Set the lines down again exactly, first line through the line that contains "const negSpeeds = [0, -10000, -10000, -20000, -20000, 0];", with no pictures.

─── SOURCE MATERIAL

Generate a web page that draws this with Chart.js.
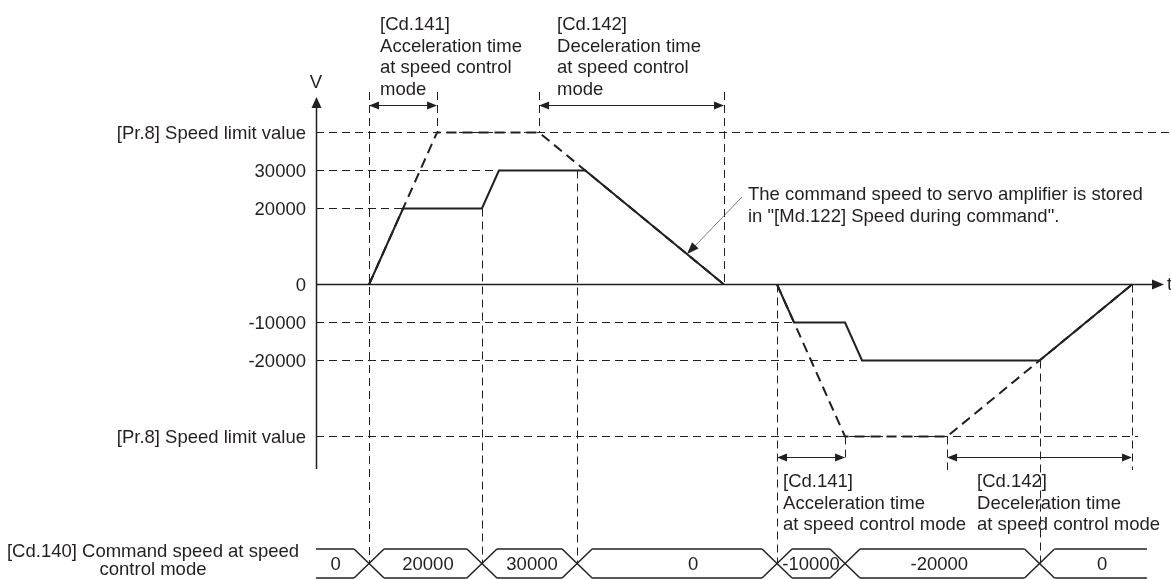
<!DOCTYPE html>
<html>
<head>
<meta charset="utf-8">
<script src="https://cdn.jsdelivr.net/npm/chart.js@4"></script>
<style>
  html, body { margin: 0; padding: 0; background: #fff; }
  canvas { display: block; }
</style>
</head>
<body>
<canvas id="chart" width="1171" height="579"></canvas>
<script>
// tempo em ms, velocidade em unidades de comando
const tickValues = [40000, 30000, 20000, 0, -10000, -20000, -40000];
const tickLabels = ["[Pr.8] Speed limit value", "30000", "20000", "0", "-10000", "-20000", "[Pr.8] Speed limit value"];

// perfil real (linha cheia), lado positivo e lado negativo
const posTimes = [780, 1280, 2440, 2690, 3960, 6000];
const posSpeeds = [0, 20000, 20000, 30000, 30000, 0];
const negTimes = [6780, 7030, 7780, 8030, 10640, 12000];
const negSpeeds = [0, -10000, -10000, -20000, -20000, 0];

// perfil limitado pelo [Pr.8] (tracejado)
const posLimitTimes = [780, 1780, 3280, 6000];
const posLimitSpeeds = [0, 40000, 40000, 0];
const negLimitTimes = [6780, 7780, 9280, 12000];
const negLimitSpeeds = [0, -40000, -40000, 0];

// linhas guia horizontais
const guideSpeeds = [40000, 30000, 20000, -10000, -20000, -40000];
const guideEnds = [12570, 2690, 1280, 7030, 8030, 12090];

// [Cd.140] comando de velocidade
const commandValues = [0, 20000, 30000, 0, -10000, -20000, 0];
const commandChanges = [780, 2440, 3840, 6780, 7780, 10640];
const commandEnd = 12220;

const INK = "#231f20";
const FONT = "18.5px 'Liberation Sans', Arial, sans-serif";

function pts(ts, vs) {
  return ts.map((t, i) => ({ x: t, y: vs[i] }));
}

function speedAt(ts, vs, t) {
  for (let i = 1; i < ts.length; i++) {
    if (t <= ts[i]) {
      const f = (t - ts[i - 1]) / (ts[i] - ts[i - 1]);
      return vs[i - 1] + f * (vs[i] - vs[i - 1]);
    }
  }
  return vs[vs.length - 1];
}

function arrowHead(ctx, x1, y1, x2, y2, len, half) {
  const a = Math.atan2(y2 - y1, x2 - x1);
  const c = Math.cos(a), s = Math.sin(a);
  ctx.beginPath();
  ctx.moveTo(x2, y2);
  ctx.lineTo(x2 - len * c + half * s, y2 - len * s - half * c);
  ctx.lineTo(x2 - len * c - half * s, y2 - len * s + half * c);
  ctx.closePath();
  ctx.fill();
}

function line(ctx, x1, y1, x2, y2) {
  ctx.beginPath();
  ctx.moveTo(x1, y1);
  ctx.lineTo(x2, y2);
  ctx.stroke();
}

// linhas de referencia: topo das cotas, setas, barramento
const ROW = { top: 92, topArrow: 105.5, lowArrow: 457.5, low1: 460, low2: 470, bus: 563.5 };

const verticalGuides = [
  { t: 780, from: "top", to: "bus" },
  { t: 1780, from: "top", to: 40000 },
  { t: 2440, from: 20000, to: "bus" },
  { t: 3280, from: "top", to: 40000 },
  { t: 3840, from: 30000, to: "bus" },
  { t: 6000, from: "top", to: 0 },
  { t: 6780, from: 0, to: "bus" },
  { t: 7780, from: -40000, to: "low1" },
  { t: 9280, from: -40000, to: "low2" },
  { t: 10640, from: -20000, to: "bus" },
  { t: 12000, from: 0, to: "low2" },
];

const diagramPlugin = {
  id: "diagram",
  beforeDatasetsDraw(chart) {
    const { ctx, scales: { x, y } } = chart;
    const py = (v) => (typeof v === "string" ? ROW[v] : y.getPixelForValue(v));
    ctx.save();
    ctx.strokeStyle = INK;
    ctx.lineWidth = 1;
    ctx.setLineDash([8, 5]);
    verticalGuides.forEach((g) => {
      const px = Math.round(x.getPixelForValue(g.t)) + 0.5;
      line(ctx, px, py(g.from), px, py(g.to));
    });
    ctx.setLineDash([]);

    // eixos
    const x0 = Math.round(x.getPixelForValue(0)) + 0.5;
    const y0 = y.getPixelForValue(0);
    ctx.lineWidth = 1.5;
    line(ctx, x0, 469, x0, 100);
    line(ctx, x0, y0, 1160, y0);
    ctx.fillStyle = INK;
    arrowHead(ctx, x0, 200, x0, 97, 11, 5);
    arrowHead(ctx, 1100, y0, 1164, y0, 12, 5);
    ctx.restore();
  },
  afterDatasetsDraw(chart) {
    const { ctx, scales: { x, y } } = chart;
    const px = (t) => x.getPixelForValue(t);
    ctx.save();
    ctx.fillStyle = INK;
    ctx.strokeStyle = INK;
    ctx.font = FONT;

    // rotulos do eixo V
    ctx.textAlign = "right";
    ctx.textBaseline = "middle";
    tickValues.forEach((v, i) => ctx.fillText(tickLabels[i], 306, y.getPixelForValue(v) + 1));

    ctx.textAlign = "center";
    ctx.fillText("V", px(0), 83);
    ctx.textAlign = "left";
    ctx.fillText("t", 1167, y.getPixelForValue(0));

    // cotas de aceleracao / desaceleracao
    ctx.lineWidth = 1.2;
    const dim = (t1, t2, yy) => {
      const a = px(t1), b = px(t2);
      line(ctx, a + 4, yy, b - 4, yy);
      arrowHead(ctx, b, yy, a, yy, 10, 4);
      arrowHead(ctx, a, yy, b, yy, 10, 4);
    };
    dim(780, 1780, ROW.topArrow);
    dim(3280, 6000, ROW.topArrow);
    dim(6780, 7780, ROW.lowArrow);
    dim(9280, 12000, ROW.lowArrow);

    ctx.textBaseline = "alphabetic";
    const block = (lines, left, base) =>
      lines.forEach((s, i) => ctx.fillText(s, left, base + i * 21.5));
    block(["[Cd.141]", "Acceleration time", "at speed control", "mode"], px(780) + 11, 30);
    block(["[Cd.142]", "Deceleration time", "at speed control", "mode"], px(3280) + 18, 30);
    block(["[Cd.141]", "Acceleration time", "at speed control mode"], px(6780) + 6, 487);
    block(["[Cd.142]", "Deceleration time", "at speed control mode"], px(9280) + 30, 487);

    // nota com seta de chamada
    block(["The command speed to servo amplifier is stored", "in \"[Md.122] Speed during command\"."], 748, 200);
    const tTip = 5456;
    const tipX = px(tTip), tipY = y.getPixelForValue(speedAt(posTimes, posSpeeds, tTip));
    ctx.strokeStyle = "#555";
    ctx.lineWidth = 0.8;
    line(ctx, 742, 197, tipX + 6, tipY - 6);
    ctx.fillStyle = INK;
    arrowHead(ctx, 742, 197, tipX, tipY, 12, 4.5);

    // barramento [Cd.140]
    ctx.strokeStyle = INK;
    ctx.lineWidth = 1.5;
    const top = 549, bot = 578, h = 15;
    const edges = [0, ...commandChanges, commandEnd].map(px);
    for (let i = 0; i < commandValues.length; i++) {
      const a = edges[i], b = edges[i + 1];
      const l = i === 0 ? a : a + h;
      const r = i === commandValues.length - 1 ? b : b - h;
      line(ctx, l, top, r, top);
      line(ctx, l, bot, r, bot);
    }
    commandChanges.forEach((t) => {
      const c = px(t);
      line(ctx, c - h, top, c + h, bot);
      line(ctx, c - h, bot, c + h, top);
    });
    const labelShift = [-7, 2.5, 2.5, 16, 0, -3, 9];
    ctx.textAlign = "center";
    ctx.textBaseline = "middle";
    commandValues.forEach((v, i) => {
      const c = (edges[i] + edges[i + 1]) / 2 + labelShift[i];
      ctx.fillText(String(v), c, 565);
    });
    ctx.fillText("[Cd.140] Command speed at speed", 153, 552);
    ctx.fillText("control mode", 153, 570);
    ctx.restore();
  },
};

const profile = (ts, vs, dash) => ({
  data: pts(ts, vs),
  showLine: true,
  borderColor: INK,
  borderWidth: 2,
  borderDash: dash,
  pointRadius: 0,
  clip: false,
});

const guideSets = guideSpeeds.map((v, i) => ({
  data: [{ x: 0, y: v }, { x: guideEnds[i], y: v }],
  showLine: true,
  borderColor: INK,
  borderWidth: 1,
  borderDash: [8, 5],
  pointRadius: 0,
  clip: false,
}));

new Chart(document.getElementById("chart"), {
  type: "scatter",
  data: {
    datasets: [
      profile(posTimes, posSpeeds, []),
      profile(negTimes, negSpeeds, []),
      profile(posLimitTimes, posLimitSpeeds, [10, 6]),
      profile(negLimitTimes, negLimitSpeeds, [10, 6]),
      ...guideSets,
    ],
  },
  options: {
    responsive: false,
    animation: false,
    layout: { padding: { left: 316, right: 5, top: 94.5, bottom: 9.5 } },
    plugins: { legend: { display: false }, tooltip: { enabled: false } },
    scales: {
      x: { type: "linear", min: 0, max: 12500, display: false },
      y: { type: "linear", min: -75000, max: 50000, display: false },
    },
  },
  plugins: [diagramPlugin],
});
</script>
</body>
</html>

──────

[RESULT BELOW]:
Generate a web page that draws this with Chart.js.
<!DOCTYPE html>
<html>
<head>
<meta charset="utf-8">
<script src="https://cdn.jsdelivr.net/npm/chart.js@4"></script>
<style>
  html, body { margin: 0; padding: 0; background: #fff; }
  canvas { display: block; }
</style>
</head>
<body>
<canvas id="chart" width="1171" height="579"></canvas>
<script>
// tempo em ms, velocidade em unidades de comando
const tickValues = [40000, 30000, 20000, 0, -10000, -20000, -40000];
const tickLabels = ["[Pr.8] Speed limit value", "30000", "20000", "0", "-10000", "-20000", "[Pr.8] Speed limit value"];

// perfil real (linha cheia), lado positivo e lado negativo
const posTimes = [780, 1280, 2440, 2690, 3960, 6000];
const posSpeeds = [0, 20000, 20000, 30000, 30000, 0];
const negTimes = [6780, 7030, 7780, 8030, 10640, 12000];
const negSpeeds = [0, -10000, -10000, -20000, -20000, 0];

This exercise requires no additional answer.